To be done:
Below are some records; quote exactly the lines from the one that contains "Write the Bokeh code for this chart." through the one that contains "color=[DARK, LIGHT], line_color=None)", inclusive, and no others.

[Start of Records for the task]

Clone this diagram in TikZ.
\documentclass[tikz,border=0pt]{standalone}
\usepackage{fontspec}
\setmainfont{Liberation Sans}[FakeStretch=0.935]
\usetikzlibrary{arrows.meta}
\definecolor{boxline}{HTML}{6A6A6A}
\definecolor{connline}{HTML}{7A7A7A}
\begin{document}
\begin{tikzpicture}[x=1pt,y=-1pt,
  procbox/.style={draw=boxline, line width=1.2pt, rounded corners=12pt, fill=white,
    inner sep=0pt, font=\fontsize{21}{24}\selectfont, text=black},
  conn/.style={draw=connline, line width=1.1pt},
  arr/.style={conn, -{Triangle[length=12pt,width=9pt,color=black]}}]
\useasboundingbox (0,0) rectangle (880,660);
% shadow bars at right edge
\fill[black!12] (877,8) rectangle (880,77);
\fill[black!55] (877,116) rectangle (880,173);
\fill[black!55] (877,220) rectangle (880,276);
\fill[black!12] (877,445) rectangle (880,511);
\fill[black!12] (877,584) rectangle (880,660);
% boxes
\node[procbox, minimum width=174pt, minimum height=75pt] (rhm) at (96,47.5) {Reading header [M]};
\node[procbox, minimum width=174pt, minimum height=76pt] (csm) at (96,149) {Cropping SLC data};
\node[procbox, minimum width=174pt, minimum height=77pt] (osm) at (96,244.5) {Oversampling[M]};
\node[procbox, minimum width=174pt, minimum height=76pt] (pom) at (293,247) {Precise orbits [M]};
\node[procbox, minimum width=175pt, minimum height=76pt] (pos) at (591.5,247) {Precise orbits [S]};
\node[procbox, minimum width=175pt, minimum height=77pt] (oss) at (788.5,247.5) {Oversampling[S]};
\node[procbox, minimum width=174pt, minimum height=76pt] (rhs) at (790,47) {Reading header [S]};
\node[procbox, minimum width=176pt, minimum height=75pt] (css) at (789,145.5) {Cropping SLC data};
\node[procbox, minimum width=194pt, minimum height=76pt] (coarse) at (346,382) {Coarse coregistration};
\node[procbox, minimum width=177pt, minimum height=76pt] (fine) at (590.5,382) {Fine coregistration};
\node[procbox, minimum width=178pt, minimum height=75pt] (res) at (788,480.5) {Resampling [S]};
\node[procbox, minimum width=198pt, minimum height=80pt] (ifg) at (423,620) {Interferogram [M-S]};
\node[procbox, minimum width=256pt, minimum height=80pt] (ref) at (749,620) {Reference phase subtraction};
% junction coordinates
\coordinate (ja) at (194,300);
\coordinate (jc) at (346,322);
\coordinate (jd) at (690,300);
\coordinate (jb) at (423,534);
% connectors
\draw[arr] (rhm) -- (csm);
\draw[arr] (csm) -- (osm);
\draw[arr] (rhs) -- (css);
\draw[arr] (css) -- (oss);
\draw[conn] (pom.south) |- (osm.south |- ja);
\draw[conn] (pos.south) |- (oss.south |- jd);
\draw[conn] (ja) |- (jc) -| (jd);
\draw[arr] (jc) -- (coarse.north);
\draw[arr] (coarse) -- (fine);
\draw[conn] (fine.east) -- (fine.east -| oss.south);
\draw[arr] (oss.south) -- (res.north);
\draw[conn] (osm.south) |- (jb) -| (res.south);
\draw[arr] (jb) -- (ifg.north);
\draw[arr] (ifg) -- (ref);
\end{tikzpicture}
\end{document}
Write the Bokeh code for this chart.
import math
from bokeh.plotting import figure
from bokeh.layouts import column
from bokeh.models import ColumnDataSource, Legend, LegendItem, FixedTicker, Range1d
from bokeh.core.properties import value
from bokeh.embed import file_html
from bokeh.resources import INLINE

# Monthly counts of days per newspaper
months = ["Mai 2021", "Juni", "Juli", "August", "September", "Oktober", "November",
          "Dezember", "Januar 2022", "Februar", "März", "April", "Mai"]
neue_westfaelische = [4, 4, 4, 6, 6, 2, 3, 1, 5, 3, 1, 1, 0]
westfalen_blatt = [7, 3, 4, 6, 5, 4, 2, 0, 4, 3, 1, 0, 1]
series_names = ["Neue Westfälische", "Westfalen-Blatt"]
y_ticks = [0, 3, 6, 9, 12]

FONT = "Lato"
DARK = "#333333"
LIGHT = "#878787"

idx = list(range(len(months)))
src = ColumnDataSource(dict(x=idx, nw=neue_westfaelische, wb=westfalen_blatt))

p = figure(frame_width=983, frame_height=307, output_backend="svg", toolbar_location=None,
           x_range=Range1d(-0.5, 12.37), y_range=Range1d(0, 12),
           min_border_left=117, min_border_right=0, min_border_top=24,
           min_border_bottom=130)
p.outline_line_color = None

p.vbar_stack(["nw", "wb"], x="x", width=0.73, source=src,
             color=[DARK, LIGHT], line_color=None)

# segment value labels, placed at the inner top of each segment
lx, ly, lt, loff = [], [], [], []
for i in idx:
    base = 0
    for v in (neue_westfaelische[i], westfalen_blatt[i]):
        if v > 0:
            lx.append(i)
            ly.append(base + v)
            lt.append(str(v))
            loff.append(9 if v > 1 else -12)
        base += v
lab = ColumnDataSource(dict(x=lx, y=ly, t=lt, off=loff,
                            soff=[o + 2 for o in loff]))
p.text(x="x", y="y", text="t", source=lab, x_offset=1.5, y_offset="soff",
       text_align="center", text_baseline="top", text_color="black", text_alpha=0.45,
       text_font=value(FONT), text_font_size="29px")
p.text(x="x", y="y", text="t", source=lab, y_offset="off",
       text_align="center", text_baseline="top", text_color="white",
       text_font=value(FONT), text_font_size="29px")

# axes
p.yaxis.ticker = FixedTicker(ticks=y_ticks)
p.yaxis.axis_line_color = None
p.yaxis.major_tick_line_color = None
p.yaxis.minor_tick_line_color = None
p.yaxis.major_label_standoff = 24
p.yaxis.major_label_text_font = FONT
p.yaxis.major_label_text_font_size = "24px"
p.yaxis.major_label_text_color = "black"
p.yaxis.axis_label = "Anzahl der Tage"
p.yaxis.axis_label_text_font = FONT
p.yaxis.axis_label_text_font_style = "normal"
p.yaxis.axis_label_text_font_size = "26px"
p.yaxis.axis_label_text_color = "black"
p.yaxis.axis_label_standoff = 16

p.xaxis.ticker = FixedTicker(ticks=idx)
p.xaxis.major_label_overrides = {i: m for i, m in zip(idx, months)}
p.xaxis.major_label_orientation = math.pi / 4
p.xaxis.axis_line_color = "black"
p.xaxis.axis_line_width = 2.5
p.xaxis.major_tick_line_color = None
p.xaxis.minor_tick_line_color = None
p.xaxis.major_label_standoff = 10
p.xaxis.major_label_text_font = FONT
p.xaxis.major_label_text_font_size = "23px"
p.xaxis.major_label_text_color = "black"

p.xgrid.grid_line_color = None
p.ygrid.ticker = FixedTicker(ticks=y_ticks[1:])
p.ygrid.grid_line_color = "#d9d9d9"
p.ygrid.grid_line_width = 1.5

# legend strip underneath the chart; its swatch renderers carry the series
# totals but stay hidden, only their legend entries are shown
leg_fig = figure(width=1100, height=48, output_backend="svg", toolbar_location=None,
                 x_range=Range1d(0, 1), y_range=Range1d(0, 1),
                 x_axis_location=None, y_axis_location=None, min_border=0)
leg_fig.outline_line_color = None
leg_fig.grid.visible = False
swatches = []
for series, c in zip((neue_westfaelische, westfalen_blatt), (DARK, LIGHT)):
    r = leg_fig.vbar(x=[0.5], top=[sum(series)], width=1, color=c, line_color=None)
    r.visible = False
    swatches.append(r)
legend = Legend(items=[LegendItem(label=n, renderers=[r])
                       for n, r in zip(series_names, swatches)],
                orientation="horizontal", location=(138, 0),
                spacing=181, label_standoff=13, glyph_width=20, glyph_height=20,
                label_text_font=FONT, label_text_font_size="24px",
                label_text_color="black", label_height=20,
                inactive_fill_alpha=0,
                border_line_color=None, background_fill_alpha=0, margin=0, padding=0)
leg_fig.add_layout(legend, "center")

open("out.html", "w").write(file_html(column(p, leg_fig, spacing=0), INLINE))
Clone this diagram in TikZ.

[End of Records for the task]

Finished task:
Write the Bokeh code for this chart.
import math
from bokeh.plotting import figure
from bokeh.layouts import column
from bokeh.models import ColumnDataSource, Legend, LegendItem, FixedTicker, Range1d
from bokeh.core.properties import value
from bokeh.embed import file_html
from bokeh.resources import INLINE

# Monthly counts of days per newspaper
months = ["Mai 2021", "Juni", "Juli", "August", "September", "Oktober", "November",
          "Dezember", "Januar 2022", "Februar", "März", "April", "Mai"]
neue_westfaelische = [4, 4, 4, 6, 6, 2, 3, 1, 5, 3, 1, 1, 0]
westfalen_blatt = [7, 3, 4, 6, 5, 4, 2, 0, 4, 3, 1, 0, 1]
series_names = ["Neue Westfälische", "Westfalen-Blatt"]
y_ticks = [0, 3, 6, 9, 12]

FONT = "Lato"
DARK = "#333333"
LIGHT = "#878787"

idx = list(range(len(months)))
src = ColumnDataSource(dict(x=idx, nw=neue_westfaelische, wb=westfalen_blatt))

p = figure(frame_width=983, frame_height=307, output_backend="svg", toolbar_location=None,
           x_range=Range1d(-0.5, 12.37), y_range=Range1d(0, 12),
           min_border_left=117, min_border_right=0, min_border_top=24,
           min_border_bottom=130)
p.outline_line_color = None

p.vbar_stack(["nw", "wb"], x="x", width=0.73, source=src,
             color=[DARK, LIGHT], line_color=None)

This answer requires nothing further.